Print the listing in its entirety and exactly, leaving out images.

========================================================================

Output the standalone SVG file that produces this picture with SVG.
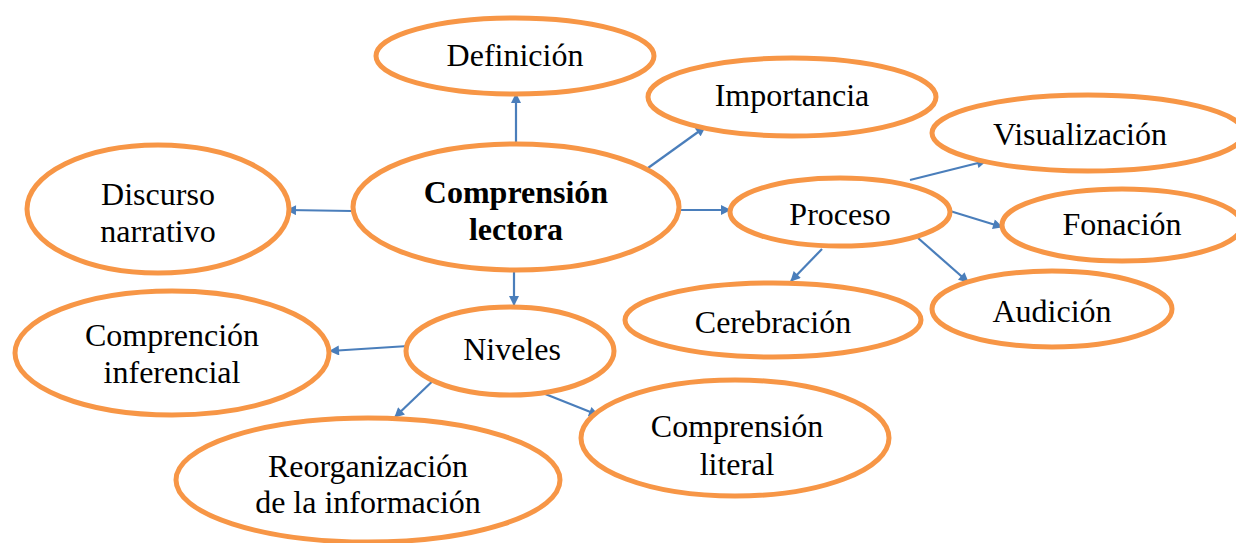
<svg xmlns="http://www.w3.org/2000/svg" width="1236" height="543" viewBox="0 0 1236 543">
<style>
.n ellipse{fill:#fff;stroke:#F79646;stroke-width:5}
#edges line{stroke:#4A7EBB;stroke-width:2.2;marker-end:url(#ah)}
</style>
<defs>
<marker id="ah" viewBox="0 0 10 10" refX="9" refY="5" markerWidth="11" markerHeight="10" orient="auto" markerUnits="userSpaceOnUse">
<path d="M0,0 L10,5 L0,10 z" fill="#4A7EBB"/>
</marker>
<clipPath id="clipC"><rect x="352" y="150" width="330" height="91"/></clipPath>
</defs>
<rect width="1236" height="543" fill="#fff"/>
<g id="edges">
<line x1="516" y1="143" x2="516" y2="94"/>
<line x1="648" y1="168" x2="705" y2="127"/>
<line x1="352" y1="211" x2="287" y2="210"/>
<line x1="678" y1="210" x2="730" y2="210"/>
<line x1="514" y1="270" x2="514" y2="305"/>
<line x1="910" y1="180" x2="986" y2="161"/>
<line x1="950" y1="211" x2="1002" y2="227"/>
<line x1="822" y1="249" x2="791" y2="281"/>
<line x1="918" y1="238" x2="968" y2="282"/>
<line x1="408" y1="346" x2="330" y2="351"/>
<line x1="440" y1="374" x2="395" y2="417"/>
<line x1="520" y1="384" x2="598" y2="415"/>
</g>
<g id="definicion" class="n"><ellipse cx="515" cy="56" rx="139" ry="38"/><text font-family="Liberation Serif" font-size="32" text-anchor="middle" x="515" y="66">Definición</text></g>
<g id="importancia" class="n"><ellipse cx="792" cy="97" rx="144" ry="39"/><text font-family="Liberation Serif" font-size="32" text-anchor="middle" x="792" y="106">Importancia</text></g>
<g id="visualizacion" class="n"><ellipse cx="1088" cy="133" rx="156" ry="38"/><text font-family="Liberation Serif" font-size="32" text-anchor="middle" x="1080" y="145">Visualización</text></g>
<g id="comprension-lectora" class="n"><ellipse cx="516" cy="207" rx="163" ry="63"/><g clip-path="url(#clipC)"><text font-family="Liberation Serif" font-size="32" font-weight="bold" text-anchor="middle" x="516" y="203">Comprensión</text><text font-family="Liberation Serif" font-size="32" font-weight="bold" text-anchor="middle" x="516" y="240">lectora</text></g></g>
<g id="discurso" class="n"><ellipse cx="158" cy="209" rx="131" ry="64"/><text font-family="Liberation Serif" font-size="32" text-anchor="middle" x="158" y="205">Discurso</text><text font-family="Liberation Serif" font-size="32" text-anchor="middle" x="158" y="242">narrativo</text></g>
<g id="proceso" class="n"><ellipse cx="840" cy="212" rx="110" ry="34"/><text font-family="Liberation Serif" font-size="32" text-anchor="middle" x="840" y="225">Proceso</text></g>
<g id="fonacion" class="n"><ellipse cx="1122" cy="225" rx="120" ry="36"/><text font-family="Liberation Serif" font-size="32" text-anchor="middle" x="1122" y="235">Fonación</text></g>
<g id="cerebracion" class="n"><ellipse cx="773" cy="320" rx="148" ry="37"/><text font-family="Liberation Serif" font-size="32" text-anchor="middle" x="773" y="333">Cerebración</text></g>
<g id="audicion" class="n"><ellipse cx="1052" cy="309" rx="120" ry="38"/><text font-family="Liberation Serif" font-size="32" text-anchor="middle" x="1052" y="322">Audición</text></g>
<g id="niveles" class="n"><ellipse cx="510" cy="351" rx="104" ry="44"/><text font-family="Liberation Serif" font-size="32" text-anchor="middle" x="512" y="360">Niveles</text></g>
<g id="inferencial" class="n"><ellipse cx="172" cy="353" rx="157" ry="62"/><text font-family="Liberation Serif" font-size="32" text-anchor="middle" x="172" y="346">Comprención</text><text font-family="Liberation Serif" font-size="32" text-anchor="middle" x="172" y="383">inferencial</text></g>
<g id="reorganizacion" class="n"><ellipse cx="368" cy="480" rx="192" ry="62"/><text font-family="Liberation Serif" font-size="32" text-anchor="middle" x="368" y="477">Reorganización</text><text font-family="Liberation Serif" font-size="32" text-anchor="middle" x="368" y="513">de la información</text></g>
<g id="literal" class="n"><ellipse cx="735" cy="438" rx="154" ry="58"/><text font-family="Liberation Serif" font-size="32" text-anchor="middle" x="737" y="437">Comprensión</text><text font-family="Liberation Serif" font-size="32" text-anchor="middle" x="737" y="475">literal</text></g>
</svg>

========================================================================

**Final result**
Output the standalone SVG file that produces this picture with SVG.
<svg xmlns="http://www.w3.org/2000/svg" width="1236" height="543" viewBox="0 0 1236 543">
<style>
.n ellipse{fill:#fff;stroke:#F79646;stroke-width:5}
#edges line{stroke:#4A7EBB;stroke-width:2.2;marker-end:url(#ah)}
</style>
<defs>
<marker id="ah" viewBox="0 0 10 10" refX="9" refY="5" markerWidth="11" markerHeight="10" orient="auto" markerUnits="userSpaceOnUse">
<path d="M0,0 L10,5 L0,10 z" fill="#4A7EBB"/>
</marker>
<clipPath id="clipC"><rect x="352" y="150" width="330" height="91"/></clipPath>
</defs>
<rect width="1236" height="543" fill="#fff"/>
<g id="edges">
<line x1="516" y1="143" x2="516" y2="94"/>
<line x1="648" y1="168" x2="705" y2="127"/>
<line x1="352" y1="211" x2="287" y2="210"/>
<line x1="678" y1="210" x2="730" y2="210"/>
<line x1="514" y1="270" x2="514" y2="305"/>
<line x1="910" y1="180" x2="986" y2="161"/>
<line x1="950" y1="211" x2="1002" y2="227"/>
<line x1="822" y1="249" x2="791" y2="281"/>
<line x1="918" y1="238" x2="968" y2="282"/>
<line x1="408" y1="346" x2="330" y2="351"/>
<line x1="440" y1="374" x2="395" y2="417"/>
<line x1="520" y1="384" x2="598" y2="415"/>
</g>
<g id="definicion" class="n"><ellipse cx="515" cy="56" rx="139" ry="38"/><text font-family="Liberation Serif" font-size="32" text-anchor="middle" x="515" y="66">Definición</text></g>
<g id="importancia" class="n"><ellipse cx="792" cy="97" rx="144" ry="39"/><text font-family="Liberation Serif" font-size="32" text-anchor="middle" x="792" y="106">Importancia</text></g>
<g id="visualizacion" class="n"><ellipse cx="1088" cy="133" rx="156" ry="38"/><text font-family="Liberation Serif" font-size="32" text-anchor="middle" x="1080" y="145">Visualización</text></g>
<g id="comprension-lectora" class="n"><ellipse cx="516" cy="207" rx="163" ry="63"/><g clip-path="url(#clipC)"><text font-family="Liberation Serif" font-size="32" font-weight="bold" text-anchor="middle" x="516" y="203">Comprensión</text><text font-family="Liberation Serif" font-size="32" font-weight="bold" text-anchor="middle" x="516" y="240">lectora</text></g></g>
<g id="discurso" class="n"><ellipse cx="158" cy="209" rx="131" ry="64"/><text font-family="Liberation Serif" font-size="32" text-anchor="middle" x="158" y="205">Discurso</text><text font-family="Liberation Serif" font-size="32" text-anchor="middle" x="158" y="242">narrativo</text></g>
<g id="proceso" class="n"><ellipse cx="840" cy="212" rx="110" ry="34"/><text font-family="Liberation Serif" font-size="32" text-anchor="middle" x="840" y="225">Proceso</text></g>
<g id="fonacion" class="n"><ellipse cx="1122" cy="225" rx="120" ry="36"/><text font-family="Liberation Serif" font-size="32" text-anchor="middle" x="1122" y="235">Fonación</text></g>
<g id="cerebracion" class="n"><ellipse cx="773" cy="320" rx="148" ry="37"/><text font-family="Liberation Serif" font-size="32" text-anchor="middle" x="773" y="333">Cerebración</text></g>
<g id="audicion" class="n"><ellipse cx="1052" cy="309" rx="120" ry="38"/><text font-family="Liberation Serif" font-size="32" text-anchor="middle" x="1052" y="322">Audición</text></g>
<g id="niveles" class="n"><ellipse cx="510" cy="351" rx="104" ry="44"/><text font-family="Liberation Serif" font-size="32" text-anchor="middle" x="512" y="360">Niveles</text></g>
<g id="inferencial" class="n"><ellipse cx="172" cy="353" rx="157" ry="62"/><text font-family="Liberation Serif" font-size="32" text-anchor="middle" x="172" y="346">Comprención</text><text font-family="Liberation Serif" font-size="32" text-anchor="middle" x="172" y="383">inferencial</text></g>
<g id="reorganizacion" class="n"><ellipse cx="368" cy="480" rx="192" ry="62"/><text font-family="Liberation Serif" font-size="32" text-anchor="middle" x="368" y="477">Reorganización</text><text font-family="Liberation Serif" font-size="32" text-anchor="middle" x="368" y="513">de la información</text></g>
<g id="literal" class="n"><ellipse cx="735" cy="438" rx="154" ry="58"/><text font-family="Liberation Serif" font-size="32" text-anchor="middle" x="737" y="437">Comprensión</text><text font-family="Liberation Serif" font-size="32" text-anchor="middle" x="737" y="475">literal</text></g>
</svg>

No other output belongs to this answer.